This Week in Voltage
The NRC completed its environmental assessment of the Long Mott Generating Station — four X-energy Xe-100 high-temperature gas reactors at Dow Chemical's Seadrift, Texas site — ahead of schedule, in less than a year. That's the headline. But the subtext is what matters: the NRC used an environmental assessment rather than a full environmental impact statement, citing the project's limited footprint at an existing industrial site. Faster, leaner, more predictable. NRC Chairman Ho Nieh has been calling this a "sea change" at the agency, and for once, the paperwork is backing up the rhetoric.
This is what regulatory reform looks like when it actually works. Not a press release — a completed review, on time, for a reactor design that didn't exist in commercial form five years ago.
Deep Charge: The Industrial Electrification Signal Nobody Is Pricing In
Here's the thing about Henry Hub: it's not just a gas price. It's a civilization-scale thermometer. When industrial demand surges, Henry Hub moves. And right now, the signal it's sending is that American industry is electrifying faster than the grid can absorb.
The IEA's Global Energy Review 2026 tells a revealing story: global gas demand grew only 1% in 2025, down sharply from 2.8% in 2024. Industrial gas use flatlined entirely. The buildings sector — cold weather, space heating — drove nearly 70% of incremental demand. On the surface, that looks like a gas story going quiet.
It isn't. It's a transition story accelerating.
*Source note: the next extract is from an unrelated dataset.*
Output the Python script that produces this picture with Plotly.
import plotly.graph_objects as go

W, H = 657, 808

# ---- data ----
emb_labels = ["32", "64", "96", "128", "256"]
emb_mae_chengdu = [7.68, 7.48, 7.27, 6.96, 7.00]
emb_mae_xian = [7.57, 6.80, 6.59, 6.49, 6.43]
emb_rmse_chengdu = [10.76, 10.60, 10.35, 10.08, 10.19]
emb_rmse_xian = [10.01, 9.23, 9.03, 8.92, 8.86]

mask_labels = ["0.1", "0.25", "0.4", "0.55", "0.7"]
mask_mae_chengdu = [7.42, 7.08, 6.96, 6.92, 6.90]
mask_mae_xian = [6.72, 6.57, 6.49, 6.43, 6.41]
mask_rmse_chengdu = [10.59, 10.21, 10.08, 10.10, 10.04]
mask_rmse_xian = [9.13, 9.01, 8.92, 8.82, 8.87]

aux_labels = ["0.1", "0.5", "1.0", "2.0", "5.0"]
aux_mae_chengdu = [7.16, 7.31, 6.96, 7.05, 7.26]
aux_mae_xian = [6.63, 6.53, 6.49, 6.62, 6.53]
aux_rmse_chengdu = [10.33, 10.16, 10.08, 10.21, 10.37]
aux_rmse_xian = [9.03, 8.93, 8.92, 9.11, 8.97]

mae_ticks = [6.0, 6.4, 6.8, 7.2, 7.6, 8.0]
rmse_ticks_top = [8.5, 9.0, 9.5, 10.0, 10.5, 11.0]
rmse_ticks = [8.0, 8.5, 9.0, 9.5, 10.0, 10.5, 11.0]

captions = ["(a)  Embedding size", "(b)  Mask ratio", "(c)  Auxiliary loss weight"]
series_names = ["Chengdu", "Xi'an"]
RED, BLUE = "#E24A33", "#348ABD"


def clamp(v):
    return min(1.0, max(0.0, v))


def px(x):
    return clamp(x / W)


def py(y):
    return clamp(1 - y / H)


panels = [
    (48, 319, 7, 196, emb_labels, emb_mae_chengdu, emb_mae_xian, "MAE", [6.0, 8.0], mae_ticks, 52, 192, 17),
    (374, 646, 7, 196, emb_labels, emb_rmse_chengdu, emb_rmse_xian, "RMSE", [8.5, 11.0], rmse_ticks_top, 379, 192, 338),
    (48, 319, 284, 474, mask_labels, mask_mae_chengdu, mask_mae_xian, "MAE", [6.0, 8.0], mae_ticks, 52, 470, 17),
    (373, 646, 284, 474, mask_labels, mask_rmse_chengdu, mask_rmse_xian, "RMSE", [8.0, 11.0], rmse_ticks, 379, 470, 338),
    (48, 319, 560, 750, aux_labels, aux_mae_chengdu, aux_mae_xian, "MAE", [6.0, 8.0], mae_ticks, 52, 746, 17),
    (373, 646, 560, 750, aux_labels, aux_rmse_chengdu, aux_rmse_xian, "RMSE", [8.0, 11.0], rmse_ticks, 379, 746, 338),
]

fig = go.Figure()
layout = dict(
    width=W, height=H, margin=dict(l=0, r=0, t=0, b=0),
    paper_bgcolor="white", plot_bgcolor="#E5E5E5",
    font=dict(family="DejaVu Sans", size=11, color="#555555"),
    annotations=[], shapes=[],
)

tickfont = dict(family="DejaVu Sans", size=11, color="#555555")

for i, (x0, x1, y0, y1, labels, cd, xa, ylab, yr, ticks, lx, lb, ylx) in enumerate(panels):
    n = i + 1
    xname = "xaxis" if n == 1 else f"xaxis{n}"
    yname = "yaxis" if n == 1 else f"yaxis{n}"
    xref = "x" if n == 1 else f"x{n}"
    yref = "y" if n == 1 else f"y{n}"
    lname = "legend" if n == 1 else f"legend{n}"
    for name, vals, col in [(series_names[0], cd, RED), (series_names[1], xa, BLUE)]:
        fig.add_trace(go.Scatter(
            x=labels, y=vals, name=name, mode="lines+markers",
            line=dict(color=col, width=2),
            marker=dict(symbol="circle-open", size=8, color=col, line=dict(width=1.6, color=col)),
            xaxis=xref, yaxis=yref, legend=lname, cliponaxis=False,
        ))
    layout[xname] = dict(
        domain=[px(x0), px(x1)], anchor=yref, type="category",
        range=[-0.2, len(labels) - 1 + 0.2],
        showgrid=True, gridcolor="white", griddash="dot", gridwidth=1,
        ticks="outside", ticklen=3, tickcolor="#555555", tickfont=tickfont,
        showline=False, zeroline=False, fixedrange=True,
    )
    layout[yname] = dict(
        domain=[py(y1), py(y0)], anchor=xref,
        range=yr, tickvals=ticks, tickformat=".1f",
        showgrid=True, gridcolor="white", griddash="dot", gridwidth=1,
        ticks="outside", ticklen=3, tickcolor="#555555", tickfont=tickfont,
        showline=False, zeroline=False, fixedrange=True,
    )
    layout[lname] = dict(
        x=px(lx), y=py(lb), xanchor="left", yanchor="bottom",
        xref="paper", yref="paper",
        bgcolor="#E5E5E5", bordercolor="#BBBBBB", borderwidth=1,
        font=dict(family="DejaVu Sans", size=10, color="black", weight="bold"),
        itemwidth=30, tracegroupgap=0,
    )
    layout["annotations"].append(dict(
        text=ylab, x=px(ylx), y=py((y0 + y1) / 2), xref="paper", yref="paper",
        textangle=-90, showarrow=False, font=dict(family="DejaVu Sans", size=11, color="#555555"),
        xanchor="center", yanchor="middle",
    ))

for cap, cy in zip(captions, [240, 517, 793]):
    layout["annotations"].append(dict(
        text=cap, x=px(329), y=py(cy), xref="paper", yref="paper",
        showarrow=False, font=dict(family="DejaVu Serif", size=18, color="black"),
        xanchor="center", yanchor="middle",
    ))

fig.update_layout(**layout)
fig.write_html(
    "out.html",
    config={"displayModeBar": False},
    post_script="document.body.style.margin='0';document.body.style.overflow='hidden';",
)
When industrial gas use stalls while industrial output doesn't, something is substituting for it. That something is electrons. Heavy industry — chemicals, steel, manufacturing — is beginning the long migration from combustion to electrification. Dow Chemical building four nuclear reactors at its own petrochemical complex isn't a PR move. It's a load forecast made physical.
The EIA's May 2026 Short-Term Energy Outlook confirms the demand trajectory: U.S. electricity consumption is expected to rise 1.3% in 2026 and 3.1% in 2027, with commercial demand projected to outpace residential for the first time on record. That commercial bucket includes data centers, yes — but it also includes the electrified industrial processes quietly replacing gas boilers and process heat across the manufacturing belt.
That's the paradox of industrial electrification: the transition that's supposed to reduce fossil fuel dependence is, in the short run, keeping old fossil infrastructure alive while simultaneously pressuring gas prices upward through power-sector demand.
Meanwhile, the cost to build new gas generation to meet that demand has surged 66% in two years, per BloombergNEF — from under $1,500 per kilowatt in 2023 to $2,157 last year. Gas turbine waitlists now stretch into the early 2030s. The scramble for gas capacity is self-defeating: the more industry electrifies and data centers scale, the more expensive and delayed the gas backup becomes.
This is the bottleneck that nuclear solves. Not eventually. Now.
By the Numbers
- 1% — Global natural gas demand growth in 2025, down from 2.8% in 2024, per the IEA
- 3.1% — Projected U.S. electricity demand growth in 2027, led by commercial sector, per EIA May 2026 STEO
- 28% — U.S. solar generation increase in 2025, largest year-on-year gain on record, per Apricitas Economics
- 66% — Cost increase to build a combined-cycle gas plant over two years, per BloombergNEF via TechCrunch
- <1 year — Time for NRC to complete Long Mott's environmental assessment, ahead of schedule
What We're Fighting For
The Long Mott milestone is a preview of what industrial electrification looks like when it's done right: a chemical company, a next-generation reactor design, a regulator that finally learned to move. No gas turbine waitlist. No 66% cost overrun. No hostage relationship with Henry Hub.
Watch for the NRC's safety review timeline on Long Mott — the environmental assessment clears one major gate, but the construction permit decision is the one that sets the clock for actual steel in the ground. That's the next milestone worth tracking.
The industrial sector is sending the signal. The question is whether we build the generation to receive it — or spend the next decade patching the gap with expensive, delayed gas plants while the turbine manufacturers laugh all the way to the bank.
The future is electric. Dow Chemical just put four reactors behind that bet. The grid needs to catch up.